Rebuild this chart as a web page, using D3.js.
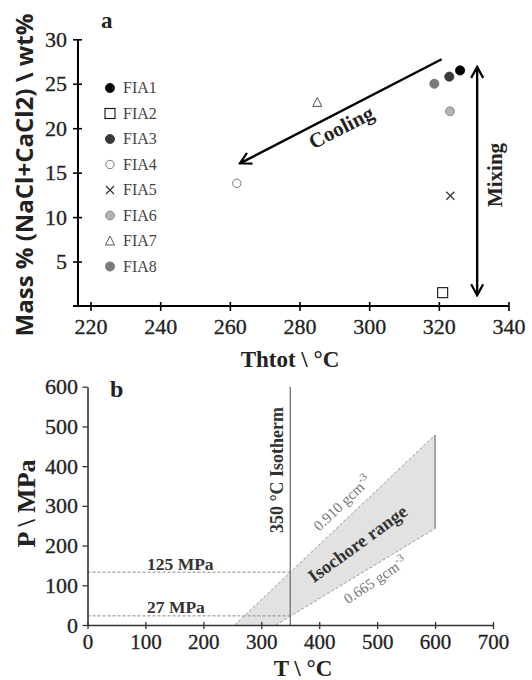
<!DOCTYPE html>
<html>
<head>
<meta charset="utf-8">
<script src="https://cdn.jsdelivr.net/npm/d3@7"></script>
<style>
  body { margin: 0; background: #fff; }
  svg { display: block; }
</style>
</head>
<body>
<script>
// ---- data: panel a (fluid inclusion assemblages) ----
const fiaNames = ["FIA1", "FIA2", "FIA3", "FIA4", "FIA5", "FIA6", "FIA7", "FIA8"]
const fiaTh = [326.1, 321.1, 323.0, 262.0, 323.3, 323.2, 285.1, 318.7]
const fiaSalinity = [26.5, 1.5, 25.8, 13.8, 12.4, 21.9, 22.9, 25.0]
const xTicksA = [220, 240, 260, 280, 300, 320, 340]
const yTicksA = [5, 10, 15, 20, 25, 30]
const coolingArrow = [[320.8, 27.75], [262.9, 16.05]]
const mixingArrow = [[331, 26.9], [331, 1.2]]

// ---- data: panel b (isochores) ----
const xTicksB = [0, 100, 200, 300, 400, 500, 600, 700]
const yTicksB = [0, 100, 200, 300, 400, 500, 600]
const isochoreHigh = [[254, 0], [600, 478.6]]  // 0.910 gcm-3
const isochoreLow = [[325, 0], [600, 243]]     // 0.665 gcm-3
const isothermT = 350
const pressureLabels = ["125 MPa", "27 MPa"]
const pressureValues = [133, 23]

const serif = "'Liberation Serif', 'Times New Roman', serif"
const sans = "'Open Sans', 'DejaVu Sans', sans-serif"

const svg = d3.select("body").append("svg")
  .attr("width", 532)
  .attr("height", 680)

const defs = svg.append("defs")
defs.append("marker")
  .attr("id", "openArrow")
  .attr("viewBox", "0 0 14 14")
  .attr("refX", 12)
  .attr("refY", 7)
  .attr("markerWidth", 14)
  .attr("markerHeight", 14)
  .attr("markerUnits", "userSpaceOnUse")
  .attr("orient", "auto-start-reverse")
  .append("path")
  .attr("d", "M1,1 L12,7 L1,13")
  .attr("fill", "none")
  .attr("stroke", "#000")
  .attr("stroke-width", 2.2)

function styleTicks(ax, size) {
  ax.selectAll(".tick text")
    .attr("font-family", serif)
    .attr("font-size", size)
    .attr("fill", "#222")
    .attr("stroke", "#222")
    .attr("stroke-width", 0.3)
}

// ================= panel a =================
const xA = d3.scaleLinear().domain([216.4, 340]).range([78, 508.5])
const yA = d3.scaleLinear().domain([0, 30]).range([306, 39.3])
const gA = svg.append("g")

// axes
const axA_x = gA.append("g")
  .attr("transform", `translate(0,${yA(0)})`)
  .call(d3.axisBottom(xA).tickValues(xTicksA).tickSize(5).tickSizeOuter(0).tickPadding(7))
axA_x.select(".domain").attr("d", `M${xA(216.4) - 5},0H${xA(340)}`)
const axA_y = gA.append("g")
  .attr("transform", `translate(${xA(216.4)},0)`)
  .call(d3.axisLeft(yA).tickValues(yTicksA).tickSize(5).tickSizeOuter(0).tickPadding(6))
axA_y.select(".domain").attr("d", `M0,${yA(0)}V${yA(30)}`)
;[axA_x, axA_y].forEach(ax => {
  ax.select(".domain").attr("stroke", "#000").attr("stroke-width", 2)
  ax.selectAll(".tick line").attr("stroke", "#000").attr("stroke-width", 1.6)
  styleTicks(ax, "22px")
})
axA_x.selectAll(".tick line").attr("y1", -4)
axA_y.selectAll(".tick line").attr("x1", 4)

// markers
function drawMarker(g, idx, cx, cy) {
  if (idx === 0 || idx === 2 || idx === 7) {
    const fill = ["#000", null, "#3a3a3a", null, null, null, null, "#7a7a7a"][idx]
    g.append("circle").attr("cx", cx).attr("cy", cy).attr("r", 4.6)
      .attr("fill", fill).attr("stroke", fill).attr("stroke-width", 0.8)
  } else if (idx === 1) {
    g.append("rect").attr("x", cx - 5).attr("y", cy - 5).attr("width", 10).attr("height", 10)
      .attr("fill", "#fff").attr("stroke", "#111").attr("stroke-width", 1.1)
  } else if (idx === 3) {
    g.append("circle").attr("cx", cx).attr("cy", cy).attr("r", 4.2)
      .attr("fill", "#fff").attr("stroke", "#777").attr("stroke-width", 1)
  } else if (idx === 4) {
    g.append("path")
      .attr("d", `M${cx - 4},${cy - 4}L${cx + 4},${cy + 4}M${cx - 4},${cy + 4}L${cx + 4},${cy - 4}`)
      .attr("stroke", "#333").attr("stroke-width", 1.2)
  } else if (idx === 5) {
    g.append("circle").attr("cx", cx).attr("cy", cy).attr("r", 4.4)
      .attr("fill", "#b4b4b4").attr("stroke", "#888").attr("stroke-width", 1)
  } else if (idx === 6) {
    g.append("path")
      .attr("d", `M${cx},${cy - 5}L${cx + 4.5},${cy + 4}L${cx - 4.5},${cy + 4}Z`)
      .attr("fill", "#fff").attr("stroke", "#555").attr("stroke-width", 1)
  }
}

for (let idx = 0; idx < fiaNames.length; idx++) {
  drawMarker(gA, idx, xA(fiaTh[idx]), yA(fiaSalinity[idx]))
}

// legend
for (let idx = 0; idx < fiaNames.length; idx++) {
  const ly = 88 + idx * 25.5
  drawMarker(gA, idx, 110, ly)
  gA.append("text")
    .attr("x", 123)
    .attr("y", ly + 5)
    .attr("font-family", serif)
    .attr("font-size", "16px")
    .attr("fill", "#444")
    .text(fiaNames[idx])
}

// arrows
gA.append("line")
  .attr("x1", xA(coolingArrow[0][0])).attr("y1", yA(coolingArrow[0][1]))
  .attr("x2", xA(coolingArrow[1][0])).attr("y2", yA(coolingArrow[1][1]))
  .attr("stroke", "#000").attr("stroke-width", 2.4)
  .attr("marker-end", "url(#openArrow)")
gA.append("line")
  .attr("x1", xA(mixingArrow[0][0])).attr("y1", yA(mixingArrow[0][1]))
  .attr("x2", xA(mixingArrow[1][0])).attr("y2", yA(mixingArrow[1][1]))
  .attr("stroke", "#000").attr("stroke-width", 2.4)
  .attr("marker-start", "url(#openArrow)")
  .attr("marker-end", "url(#openArrow)")

gA.append("text")
  .attr("transform", "translate(341,127) rotate(-27)")
  .attr("dy", "0.35em")
  .attr("text-anchor", "middle")
  .attr("font-family", serif)
  .attr("font-weight", "bold")
  .attr("font-size", "21px")
  .attr("fill", "#222")
  .text("Cooling")
gA.append("text")
  .attr("transform", "translate(502,175) rotate(-90)")
  .attr("text-anchor", "middle")
  .attr("font-family", serif)
  .attr("font-weight", "bold")
  .attr("font-size", "21px")
  .attr("fill", "#222")
  .text("Mixing")

// titles
gA.append("text")
  .attr("x", 101).attr("y", 28)
  .attr("font-family", serif).attr("font-weight", "bold").attr("font-size", "23px")
  .attr("fill", "#222")
  .text("a")
gA.append("text")
  .attr("transform", "translate(33,175) rotate(-90)")
  .attr("text-anchor", "middle")
  .attr("font-family", sans).attr("font-weight", "bold").attr("font-size", "24px")
  .attr("fill", "#222")
  .text("Mass % (NaCl+CaCl2) \\ wt%")
gA.append("text")
  .attr("x", 290).attr("y", 367)
  .attr("text-anchor", "middle")
  .attr("font-family", serif).attr("font-weight", "bold").attr("font-size", "23px")
  .attr("fill", "#222")
  .text("Thtot \\ °C")

// ================= panel b =================
const xB = d3.scaleLinear().domain([0, 700]).range([87.5, 493])
const yB = d3.scaleLinear().domain([0, 600]).range([625, 386.7])
const gB = svg.append("g")

// shaded isochore range
const shade = [isochoreHigh[0], isochoreHigh[1], isochoreLow[1], isochoreLow[0]]
gB.append("path")
  .attr("d", d3.line().x(d => xB(d[0])).y(d => yB(d[1]))(shade) + "Z")
  .attr("fill", "#e2e2e2")
  .attr("stroke", "none")

// isochores
;[isochoreHigh, isochoreLow].forEach(iso => {
  gB.append("line")
    .attr("x1", xB(iso[0][0])).attr("y1", yB(iso[0][1]))
    .attr("x2", xB(iso[1][0])).attr("y2", yB(iso[1][1]))
    .attr("stroke", "#9a9a9a").attr("stroke-width", 1)
    .attr("stroke-dasharray", "3,2")
})
gB.append("line")
  .attr("x1", xB(isochoreHigh[1][0])).attr("y1", yB(isochoreHigh[1][1]))
  .attr("x2", xB(isochoreLow[1][0])).attr("y2", yB(isochoreLow[1][1]))
  .attr("stroke", "#777").attr("stroke-width", 1.2)

// pressure lines
for (let idx = 0; idx < pressureValues.length; idx++) {
  gB.append("line")
    .attr("x1", xB(0)).attr("y1", yB(pressureValues[idx]))
    .attr("x2", xB(isothermT)).attr("y2", yB(pressureValues[idx]))
    .attr("stroke", "#888").attr("stroke-width", 1)
    .attr("stroke-dasharray", "3,2")
  gB.append("text")
    .attr("x", 147).attr("y", yB(pressureValues[idx]) - 2.5)
    .attr("font-family", serif).attr("font-weight", "bold").attr("font-size", "17.5px")
    .attr("fill", "#333")
    .text(pressureLabels[idx])
}

// isotherm
gB.append("line")
  .attr("x1", xB(isothermT)).attr("y1", yB(600))
  .attr("x2", xB(isothermT)).attr("y2", yB(0))
  .attr("stroke", "#666").attr("stroke-width", 1.2)

// axes
const axB_x = gB.append("g")
  .attr("transform", `translate(0,${yB(0)})`)
  .call(d3.axisBottom(xB).tickValues(xTicksB).tickSize(4).tickSizeOuter(0).tickPadding(5))
const axB_y = gB.append("g")
  .attr("transform", `translate(${xB(0)},0)`)
  .call(d3.axisLeft(yB).tickValues(yTicksB).tickSize(5).tickSizeOuter(0).tickPadding(4.5))
;[axB_x, axB_y].forEach(ax => {
  ax.select(".domain").attr("stroke", "#333").attr("stroke-width", 1.6)
  ax.selectAll(".tick line").attr("stroke", "#333").attr("stroke-width", 1.3)
  styleTicks(ax, "22px")
})
axB_x.selectAll(".tick text").attr("font-size", "21px")
axB_x.selectAll(".tick line").attr("y1", -3)

// labels
gB.append("text")
  .attr("transform", "translate(283,470) rotate(-90)")
  .attr("text-anchor", "middle")
  .attr("font-family", serif).attr("font-weight", "bold").attr("font-size", "18px")
  .attr("fill", "#333")
  .text("350 °C Isotherm")

const high = gB.append("text")
  .attr("transform", "translate(342,503) rotate(-43.5)")
  .attr("dy", "0.35em")
  .attr("text-anchor", "middle")
  .attr("font-family", serif).attr("font-size", "15px")
  .attr("fill", "#777")
high.append("tspan").text("0.910 gcm")
high.append("tspan").attr("dy", -6).attr("font-size", "11px").text("-3")

gB.append("text")
  .attr("transform", "translate(357.5,543.5) rotate(-36)")
  .attr("dy", "0.35em")
  .attr("text-anchor", "middle")
  .attr("font-family", serif).attr("font-weight", "bold").attr("font-size", "18.5px")
  .attr("fill", "#333")
  .text("Isochore range")

const low = gB.append("text")
  .attr("transform", "translate(375,580) rotate(-34)")
  .attr("dy", "0.35em")
  .attr("text-anchor", "middle")
  .attr("font-family", serif).attr("font-size", "15px")
  .attr("fill", "#777")
low.append("tspan").text("0.665 gcm")
low.append("tspan").attr("dy", -6).attr("font-size", "11px").text("-3")

gB.append("text")
  .attr("x", 110).attr("y", 397)
  .attr("font-family", serif).attr("font-weight", "bold").attr("font-size", "24px")
  .attr("fill", "#222")
  .text("b")
gB.append("text")
  .attr("transform", "translate(35,503.5) rotate(-90)")
  .attr("text-anchor", "middle")
  .attr("font-family", serif).attr("font-weight", "bold").attr("font-size", "26px")
  .attr("fill", "#222")
  .text("P \\ MPa")
gB.append("text")
  .attr("x", 303).attr("y", 676)
  .attr("text-anchor", "middle")
  .attr("font-family", serif).attr("font-weight", "bold").attr("font-size", "23px")
  .attr("fill", "#222")
  .text("T \\ °C")
</script>
</body>
</html>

==*==

EXERCISE INSTRUCTIONS:
Take the lines from the start of the material to the line with "const pressureValues = [133, 23]", both included, and transcribe them exactly without the pictures.

WRITTEN ANSWER:
Rebuild this chart as a web page, using D3.js.
<!DOCTYPE html>
<html>
<head>
<meta charset="utf-8">
<script src="https://cdn.jsdelivr.net/npm/d3@7"></script>
<style>
  body { margin: 0; background: #fff; }
  svg { display: block; }
</style>
</head>
<body>
<script>
// ---- data: panel a (fluid inclusion assemblages) ----
const fiaNames = ["FIA1", "FIA2", "FIA3", "FIA4", "FIA5", "FIA6", "FIA7", "FIA8"]
const fiaTh = [326.1, 321.1, 323.0, 262.0, 323.3, 323.2, 285.1, 318.7]
const fiaSalinity = [26.5, 1.5, 25.8, 13.8, 12.4, 21.9, 22.9, 25.0]
const xTicksA = [220, 240, 260, 280, 300, 320, 340]
const yTicksA = [5, 10, 15, 20, 25, 30]
const coolingArrow = [[320.8, 27.75], [262.9, 16.05]]
const mixingArrow = [[331, 26.9], [331, 1.2]]

// ---- data: panel b (isochores) ----
const xTicksB = [0, 100, 200, 300, 400, 500, 600, 700]
const yTicksB = [0, 100, 200, 300, 400, 500, 600]
const isochoreHigh = [[254, 0], [600, 478.6]]  // 0.910 gcm-3
const isochoreLow = [[325, 0], [600, 243]]     // 0.665 gcm-3
const isothermT = 350
const pressureLabels = ["125 MPa", "27 MPa"]
const pressureValues = [133, 23]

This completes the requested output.